Er wurde zum zweiten Mal bei dieser Tour Vierter und unterstrich seinen Formanstieg. Im Januar hatte er in Spanien einen verheerenden Trainingsunfall erlitten, musste operiert werden und lange um die Kuppe seines linken Zeigefingers bangen. Im Rennen trägt Degenkolb noch immer eine blaue Plastikschiene zum Schutz.

Sagan fing Alexander Kristoff erst auf dem Zielstrich ein

Sagan und Paris-Roubaix-Sieger Degenkolb kam das schwierige Finale mit Kopfsteinpflaster auf einem ansteigenden und kurvenreichen Kurs entgegen. Der Träger des Grünen Trikots feierte seinen dritten Etappensieg und erkannte: „Heute hatte ich Glück“. Auf dem Zielstrich fing Sagan den Norweger Alexander Kristoff mit einem „Tigersprung“ noch ab. Es war eine Millimeter-Entscheidung, das Zielfoto musste her. Sagans exzentrischer Teamchef Oleg Tinkow freute sich auf seine Weise und zeigte allen den ausgestreckten Mittelfinger.

Im Gesamtklassement blieb alles beim alten: Der überragende Vorjahressieger Chris Froome liegt vor dem zweiten Ruhetag der Tour weiter mit 1:47 Minuten vor dem Niederländer Bauke Mollema und 2:45 Minuten vor dem erstaunlichen Newcomer Adam Yates aus Großbritannien im Gesamtklassement vorn. Ab Mittwoch wird es in den Alpen noch einmal ernst für den designierten Toursieger 2016. Aber er und sein Sky-Team zeigen bisher keinerlei Anzeichen von Schwäche.
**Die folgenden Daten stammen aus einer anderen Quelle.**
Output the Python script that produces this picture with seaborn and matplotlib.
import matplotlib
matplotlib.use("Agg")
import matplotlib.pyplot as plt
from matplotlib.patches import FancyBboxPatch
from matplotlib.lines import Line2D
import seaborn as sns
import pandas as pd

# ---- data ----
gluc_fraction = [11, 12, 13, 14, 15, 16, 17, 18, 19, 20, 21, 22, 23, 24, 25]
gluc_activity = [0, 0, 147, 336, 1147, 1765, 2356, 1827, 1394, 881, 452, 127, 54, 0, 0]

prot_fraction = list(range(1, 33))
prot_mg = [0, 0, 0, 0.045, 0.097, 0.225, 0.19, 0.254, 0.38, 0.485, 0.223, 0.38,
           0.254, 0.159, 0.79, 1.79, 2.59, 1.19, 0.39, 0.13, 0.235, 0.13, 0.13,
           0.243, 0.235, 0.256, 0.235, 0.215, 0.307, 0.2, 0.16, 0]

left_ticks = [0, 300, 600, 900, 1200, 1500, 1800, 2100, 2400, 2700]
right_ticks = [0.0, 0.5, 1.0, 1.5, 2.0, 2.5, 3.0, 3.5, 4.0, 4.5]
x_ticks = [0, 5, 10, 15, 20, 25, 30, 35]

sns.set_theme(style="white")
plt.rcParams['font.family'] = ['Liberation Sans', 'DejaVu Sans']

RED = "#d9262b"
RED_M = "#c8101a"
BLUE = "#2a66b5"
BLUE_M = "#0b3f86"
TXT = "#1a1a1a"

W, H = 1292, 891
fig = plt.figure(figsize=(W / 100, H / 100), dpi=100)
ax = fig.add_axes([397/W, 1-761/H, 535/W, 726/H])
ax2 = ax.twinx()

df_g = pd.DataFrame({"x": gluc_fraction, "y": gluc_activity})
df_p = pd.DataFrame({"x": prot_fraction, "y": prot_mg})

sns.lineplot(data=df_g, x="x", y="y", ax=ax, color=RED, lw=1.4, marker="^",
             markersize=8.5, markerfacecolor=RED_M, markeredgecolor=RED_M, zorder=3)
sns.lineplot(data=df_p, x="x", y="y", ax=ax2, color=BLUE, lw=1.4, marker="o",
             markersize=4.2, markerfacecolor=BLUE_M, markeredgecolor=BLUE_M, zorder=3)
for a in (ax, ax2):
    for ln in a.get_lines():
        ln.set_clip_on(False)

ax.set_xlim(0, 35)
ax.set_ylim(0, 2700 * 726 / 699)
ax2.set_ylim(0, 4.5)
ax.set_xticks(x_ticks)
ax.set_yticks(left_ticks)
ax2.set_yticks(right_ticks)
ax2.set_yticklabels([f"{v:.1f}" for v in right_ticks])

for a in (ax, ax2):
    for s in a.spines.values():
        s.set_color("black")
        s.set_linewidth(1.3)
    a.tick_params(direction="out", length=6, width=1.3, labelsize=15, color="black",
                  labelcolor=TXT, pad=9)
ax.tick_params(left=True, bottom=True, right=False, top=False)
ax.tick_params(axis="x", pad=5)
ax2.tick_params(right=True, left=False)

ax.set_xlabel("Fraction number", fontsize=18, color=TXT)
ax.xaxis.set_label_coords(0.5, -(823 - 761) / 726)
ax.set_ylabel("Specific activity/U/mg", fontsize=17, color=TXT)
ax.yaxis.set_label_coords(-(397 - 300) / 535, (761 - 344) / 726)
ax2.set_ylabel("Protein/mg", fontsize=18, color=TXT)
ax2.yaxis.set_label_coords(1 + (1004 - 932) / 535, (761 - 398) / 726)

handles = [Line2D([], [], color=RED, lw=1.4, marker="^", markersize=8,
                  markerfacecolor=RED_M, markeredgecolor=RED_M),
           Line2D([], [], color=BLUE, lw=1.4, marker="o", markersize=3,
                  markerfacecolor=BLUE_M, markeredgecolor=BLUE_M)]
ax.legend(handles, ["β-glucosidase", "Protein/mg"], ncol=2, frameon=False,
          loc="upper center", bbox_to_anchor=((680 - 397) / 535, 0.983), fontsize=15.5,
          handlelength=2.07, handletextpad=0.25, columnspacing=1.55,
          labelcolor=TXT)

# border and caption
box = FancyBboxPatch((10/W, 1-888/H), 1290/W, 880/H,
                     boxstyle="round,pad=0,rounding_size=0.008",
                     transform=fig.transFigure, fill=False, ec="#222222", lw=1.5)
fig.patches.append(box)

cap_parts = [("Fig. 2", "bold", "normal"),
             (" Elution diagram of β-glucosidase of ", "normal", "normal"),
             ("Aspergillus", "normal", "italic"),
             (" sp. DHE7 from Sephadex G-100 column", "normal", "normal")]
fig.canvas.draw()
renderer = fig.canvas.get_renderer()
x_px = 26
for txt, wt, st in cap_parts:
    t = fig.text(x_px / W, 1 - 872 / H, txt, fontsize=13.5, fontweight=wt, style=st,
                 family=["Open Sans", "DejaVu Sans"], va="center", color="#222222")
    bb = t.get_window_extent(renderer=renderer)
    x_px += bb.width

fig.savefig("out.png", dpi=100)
Tony Martin scheiterte mit einem Ausreißversuch

Tony Martin hatte es am Montag erneut mit einer Flucht versucht - und scheiterte. Der vierte Ausreißversuch des Wahlschweizers bei dieser Tour sah zeitweise chancenreich aus. Mit Wut im Bauch nach seinem verpatzten Zeitfahren von La Caverne wollte es der dreimalige Weltmeister endlich wissen. Zusammen mit seinem Teamkollegen Julien Alaphilippe setzte er sich früh ab. Bei der Tour durch die Schweiz harmonierten beide perfekt - nur war lange unklar, wer für wen fährt.

Sollte Alaphilippe in seiner Premieren-Tour zum von den Gastgebern herbeigesehnten ersten Etappensieg eines Franzosen pilotiert werden? Oder sollte er Martin den Weg ebnen zu dessen erstem diesjährigen Tageserfolg? Die Beantwortung der Frage erübrigte sich allerdings.
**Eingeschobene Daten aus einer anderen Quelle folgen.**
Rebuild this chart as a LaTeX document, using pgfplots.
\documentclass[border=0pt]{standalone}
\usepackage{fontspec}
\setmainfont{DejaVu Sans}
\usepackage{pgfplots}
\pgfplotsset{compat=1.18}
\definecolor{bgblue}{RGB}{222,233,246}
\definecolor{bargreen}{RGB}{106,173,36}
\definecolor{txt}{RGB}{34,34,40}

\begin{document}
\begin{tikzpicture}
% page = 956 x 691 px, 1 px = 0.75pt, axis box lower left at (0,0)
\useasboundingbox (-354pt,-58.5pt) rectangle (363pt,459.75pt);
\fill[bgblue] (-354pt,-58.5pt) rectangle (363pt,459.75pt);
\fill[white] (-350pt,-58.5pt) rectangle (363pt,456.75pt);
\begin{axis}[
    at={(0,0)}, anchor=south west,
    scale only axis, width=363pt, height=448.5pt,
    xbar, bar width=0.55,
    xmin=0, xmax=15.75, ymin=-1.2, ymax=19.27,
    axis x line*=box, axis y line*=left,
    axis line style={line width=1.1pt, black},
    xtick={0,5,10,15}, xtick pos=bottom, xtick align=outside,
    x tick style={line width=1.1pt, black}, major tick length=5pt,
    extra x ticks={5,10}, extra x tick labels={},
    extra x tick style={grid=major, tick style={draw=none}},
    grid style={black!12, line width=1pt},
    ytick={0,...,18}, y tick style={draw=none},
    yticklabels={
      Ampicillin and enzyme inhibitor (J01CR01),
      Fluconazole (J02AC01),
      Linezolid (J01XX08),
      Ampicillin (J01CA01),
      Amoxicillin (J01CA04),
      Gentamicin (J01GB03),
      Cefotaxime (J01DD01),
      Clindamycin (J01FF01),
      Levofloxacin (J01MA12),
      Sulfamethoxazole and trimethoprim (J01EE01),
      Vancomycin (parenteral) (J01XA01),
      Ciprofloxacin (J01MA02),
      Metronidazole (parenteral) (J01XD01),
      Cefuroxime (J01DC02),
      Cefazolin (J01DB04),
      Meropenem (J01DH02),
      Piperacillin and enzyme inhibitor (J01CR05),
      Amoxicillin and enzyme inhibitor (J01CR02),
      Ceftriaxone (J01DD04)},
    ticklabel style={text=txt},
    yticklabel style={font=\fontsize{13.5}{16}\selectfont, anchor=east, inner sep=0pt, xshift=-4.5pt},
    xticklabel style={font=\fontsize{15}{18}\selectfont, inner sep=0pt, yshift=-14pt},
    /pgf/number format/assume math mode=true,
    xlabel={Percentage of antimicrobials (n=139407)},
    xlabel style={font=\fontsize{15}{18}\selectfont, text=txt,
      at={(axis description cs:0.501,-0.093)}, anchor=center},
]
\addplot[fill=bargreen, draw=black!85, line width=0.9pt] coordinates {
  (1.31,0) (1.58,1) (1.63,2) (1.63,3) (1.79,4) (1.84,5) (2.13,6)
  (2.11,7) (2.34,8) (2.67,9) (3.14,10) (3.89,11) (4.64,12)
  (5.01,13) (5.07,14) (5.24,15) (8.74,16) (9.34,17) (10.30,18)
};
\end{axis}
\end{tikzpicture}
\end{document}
Das Interesse der Klassiker-Spezialisten um Lokalmatador Fabian Cancellara in seiner letzten Tour, Degenkolb oder Sagan war zu groß. Martin, der zuvor Alaphilippe verloren hatte, wurde 22 Kilometer vor dem Ziel gestellt. Sie mussten für die Kraftanstrengung bezahlen, konnten das Tempo des Feldes nicht mehr halten und fielen zurück.